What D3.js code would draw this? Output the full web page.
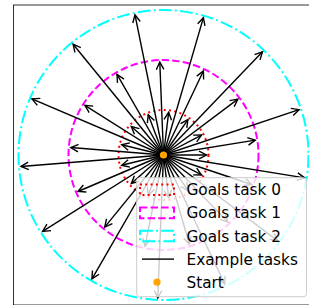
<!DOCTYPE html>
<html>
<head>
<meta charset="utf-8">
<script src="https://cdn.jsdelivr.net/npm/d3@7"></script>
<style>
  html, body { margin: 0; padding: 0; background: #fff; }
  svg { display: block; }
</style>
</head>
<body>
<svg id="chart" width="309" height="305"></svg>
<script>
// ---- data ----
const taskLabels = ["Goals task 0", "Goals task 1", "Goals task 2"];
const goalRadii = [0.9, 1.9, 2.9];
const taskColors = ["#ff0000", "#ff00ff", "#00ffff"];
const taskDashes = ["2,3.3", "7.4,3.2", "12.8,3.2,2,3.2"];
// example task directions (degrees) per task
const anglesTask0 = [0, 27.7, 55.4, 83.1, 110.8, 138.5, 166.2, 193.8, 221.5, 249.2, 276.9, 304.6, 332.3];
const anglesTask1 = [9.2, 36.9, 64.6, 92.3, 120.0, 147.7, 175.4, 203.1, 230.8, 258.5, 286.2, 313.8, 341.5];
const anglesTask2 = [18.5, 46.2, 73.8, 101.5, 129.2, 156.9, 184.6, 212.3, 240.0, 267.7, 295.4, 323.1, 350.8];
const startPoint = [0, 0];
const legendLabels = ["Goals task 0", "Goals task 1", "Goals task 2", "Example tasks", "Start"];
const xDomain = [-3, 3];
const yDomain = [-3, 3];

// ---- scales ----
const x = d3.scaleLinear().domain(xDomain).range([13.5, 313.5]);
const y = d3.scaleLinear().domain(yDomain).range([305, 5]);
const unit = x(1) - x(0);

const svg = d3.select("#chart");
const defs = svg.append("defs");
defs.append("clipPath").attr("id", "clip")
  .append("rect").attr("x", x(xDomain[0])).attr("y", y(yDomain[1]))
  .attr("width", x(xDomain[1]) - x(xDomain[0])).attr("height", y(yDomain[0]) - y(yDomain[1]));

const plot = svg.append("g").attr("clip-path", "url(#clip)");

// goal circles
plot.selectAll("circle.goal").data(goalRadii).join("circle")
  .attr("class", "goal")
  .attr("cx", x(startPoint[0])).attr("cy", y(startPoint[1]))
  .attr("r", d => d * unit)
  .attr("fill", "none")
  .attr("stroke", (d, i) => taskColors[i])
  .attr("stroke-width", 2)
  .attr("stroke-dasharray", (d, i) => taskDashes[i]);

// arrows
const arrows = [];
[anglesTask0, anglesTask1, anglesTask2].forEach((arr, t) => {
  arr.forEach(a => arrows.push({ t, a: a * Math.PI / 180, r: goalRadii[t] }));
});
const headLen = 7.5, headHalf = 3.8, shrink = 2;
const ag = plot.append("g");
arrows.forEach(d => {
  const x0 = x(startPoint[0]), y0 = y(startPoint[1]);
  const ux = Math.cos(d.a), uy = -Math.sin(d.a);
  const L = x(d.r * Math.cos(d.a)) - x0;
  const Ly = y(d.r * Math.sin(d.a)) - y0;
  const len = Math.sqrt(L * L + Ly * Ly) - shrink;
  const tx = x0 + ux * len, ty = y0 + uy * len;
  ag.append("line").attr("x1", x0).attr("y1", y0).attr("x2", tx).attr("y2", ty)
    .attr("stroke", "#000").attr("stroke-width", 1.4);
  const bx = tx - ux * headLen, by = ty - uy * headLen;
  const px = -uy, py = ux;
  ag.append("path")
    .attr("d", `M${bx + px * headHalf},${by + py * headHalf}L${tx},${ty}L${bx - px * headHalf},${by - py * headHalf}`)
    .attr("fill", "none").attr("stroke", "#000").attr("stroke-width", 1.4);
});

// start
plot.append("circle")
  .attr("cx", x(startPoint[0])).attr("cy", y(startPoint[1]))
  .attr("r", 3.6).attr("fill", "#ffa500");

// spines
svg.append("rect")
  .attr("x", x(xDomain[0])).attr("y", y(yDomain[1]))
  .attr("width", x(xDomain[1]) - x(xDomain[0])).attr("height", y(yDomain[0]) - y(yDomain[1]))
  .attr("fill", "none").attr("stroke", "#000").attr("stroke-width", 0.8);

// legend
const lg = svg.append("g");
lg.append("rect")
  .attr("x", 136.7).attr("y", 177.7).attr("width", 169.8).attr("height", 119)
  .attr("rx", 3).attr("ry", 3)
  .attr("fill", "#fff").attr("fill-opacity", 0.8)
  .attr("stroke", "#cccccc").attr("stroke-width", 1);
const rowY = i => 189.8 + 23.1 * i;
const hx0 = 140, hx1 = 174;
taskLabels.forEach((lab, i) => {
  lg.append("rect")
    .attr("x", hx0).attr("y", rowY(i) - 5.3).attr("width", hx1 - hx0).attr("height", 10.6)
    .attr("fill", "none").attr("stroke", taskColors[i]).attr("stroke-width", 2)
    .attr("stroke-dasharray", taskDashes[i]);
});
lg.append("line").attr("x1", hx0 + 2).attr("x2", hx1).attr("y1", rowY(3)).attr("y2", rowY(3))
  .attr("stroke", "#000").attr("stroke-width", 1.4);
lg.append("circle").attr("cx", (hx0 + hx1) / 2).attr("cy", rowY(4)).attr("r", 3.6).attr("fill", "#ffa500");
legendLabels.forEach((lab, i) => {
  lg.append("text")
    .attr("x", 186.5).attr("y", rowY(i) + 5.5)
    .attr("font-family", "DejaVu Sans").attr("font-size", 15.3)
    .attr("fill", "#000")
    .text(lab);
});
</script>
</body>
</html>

================

• _SHORT TASK_
Repeat, word for word and with no pictures, only the lines running from the beginning of the data to the line that contains "const unit = x(1) - x(0);".

• _ANSWER BELOW_
What D3.js code would draw this? Output the full web page.
<!DOCTYPE html>
<html>
<head>
<meta charset="utf-8">
<script src="https://cdn.jsdelivr.net/npm/d3@7"></script>
<style>
  html, body { margin: 0; padding: 0; background: #fff; }
  svg { display: block; }
</style>
</head>
<body>
<svg id="chart" width="309" height="305"></svg>
<script>
// ---- data ----
const taskLabels = ["Goals task 0", "Goals task 1", "Goals task 2"];
const goalRadii = [0.9, 1.9, 2.9];
const taskColors = ["#ff0000", "#ff00ff", "#00ffff"];
const taskDashes = ["2,3.3", "7.4,3.2", "12.8,3.2,2,3.2"];
// example task directions (degrees) per task
const anglesTask0 = [0, 27.7, 55.4, 83.1, 110.8, 138.5, 166.2, 193.8, 221.5, 249.2, 276.9, 304.6, 332.3];
const anglesTask1 = [9.2, 36.9, 64.6, 92.3, 120.0, 147.7, 175.4, 203.1, 230.8, 258.5, 286.2, 313.8, 341.5];
const anglesTask2 = [18.5, 46.2, 73.8, 101.5, 129.2, 156.9, 184.6, 212.3, 240.0, 267.7, 295.4, 323.1, 350.8];
const startPoint = [0, 0];
const legendLabels = ["Goals task 0", "Goals task 1", "Goals task 2", "Example tasks", "Start"];
const xDomain = [-3, 3];
const yDomain = [-3, 3];

// ---- scales ----
const x = d3.scaleLinear().domain(xDomain).range([13.5, 313.5]);
const y = d3.scaleLinear().domain(yDomain).range([305, 5]);
const unit = x(1) - x(0);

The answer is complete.